= Data shown =

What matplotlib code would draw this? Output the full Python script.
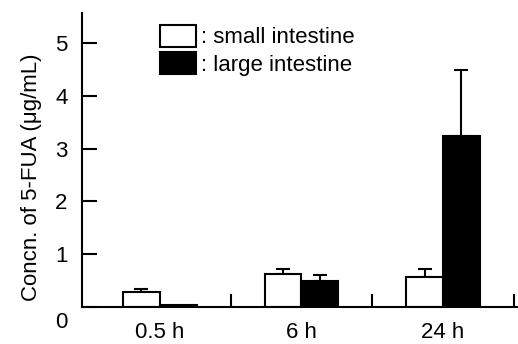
import matplotlib
matplotlib.use("Agg")
import matplotlib.pyplot as plt
from matplotlib.patches import Patch
from matplotlib.transforms import ScaledTranslation
import numpy as np

plt.rcParams['font.family'] = ['Liberation Sans', 'DejaVu Sans']

categories = ["0.5 h", "6 h", "24 h"]
small_vals = [0.27, 0.615, 0.56]
small_err = [0.07, 0.095, 0.15]
large_vals = [0.04, 0.49, 3.23]
large_err = [0.0, 0.11, 1.25]
yticks = [0, 1, 2, 3, 4, 5]

FS = 16
fig = plt.figure(figsize=(5.18, 3.44), dpi=100)
ax = fig.add_axes([82/518, 37.3/344, 436/518, 293.7/344])

x = np.arange(len(categories))
w = 0.26
lw = 1.5
ax.bar(x - w/2, small_vals, w, color='white', edgecolor='black', linewidth=lw, zorder=2)
ax.bar(x + w/2, large_vals, w, color='black', edgecolor='black', linewidth=lw, zorder=2)
ax.errorbar(x - w/2, small_vals, yerr=[np.zeros(3), small_err], fmt='none',
            ecolor='black', elinewidth=lw, capsize=4.7, capthick=lw, zorder=1)
le = np.array(large_err)
mask = le > 0
ax.errorbar((x + w/2)[mask], np.array(large_vals)[mask], yerr=[np.zeros(mask.sum()), le[mask]],
            fmt='none', ecolor='black', elinewidth=lw, capsize=4.7, capthick=lw, zorder=1)

ax.set_xlim(-0.55, 2.53)
ax.set_ylim(0, 5.57)
for s in ['top', 'right']:
    ax.spines[s].set_visible(False)
for s in ['left', 'bottom']:
    ax.spines[s].set_linewidth(lw)

ax.set_yticks(yticks)
ax.set_yticklabels([str(t) for t in yticks])
ax.tick_params(axis='y', direction='in', length=10.8, width=lw, pad=10.5, labelsize=FS)
lab0 = ax.get_yticklabels()[0]
lab0.set_transform(lab0.get_transform() + ScaledTranslation(0, -0.13, fig.dpi_scale_trans))

ax.set_xticks(x)
ax.set_xticklabels(categories)
ax.tick_params(axis='x', which='major', length=0, pad=11, labelsize=FS)
ax.set_xticks([0.5, 1.5, 2.5], minor=True)
ax.tick_params(axis='x', which='minor', direction='in', length=9.4, width=lw)

ax.set_ylabel("Concn. of 5-FUA (\u03bcg/mL)", fontsize=FS)
ax.yaxis.set_label_coords(-0.092, 0.44)

handles = [Patch(facecolor='white', edgecolor='black', linewidth=lw),
           Patch(facecolor='black', edgecolor='black', linewidth=lw)]
ax.legend(handles, [": small intestine", ": large intestine"], loc='upper left',
          bbox_to_anchor=(0.18, 0.96), frameon=False, fontsize=FS,
          handlelength=1.62, handleheight=1.13, handletextpad=0.2,
          labelspacing=0.18, borderaxespad=0, borderpad=0)

fig.savefig("out.png", dpi=100)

= The exercise =
Return the material line for line, from its beginning to the line that contains "plt.rcParams['font.family'] = ['Liberation", with the pictures left out.

= Solution to this task =
What matplotlib code would draw this? Output the full Python script.
import matplotlib
matplotlib.use("Agg")
import matplotlib.pyplot as plt
from matplotlib.patches import Patch
from matplotlib.transforms import ScaledTranslation
import numpy as np

plt.rcParams['font.family'] = ['Liberation Sans', 'DejaVu Sans']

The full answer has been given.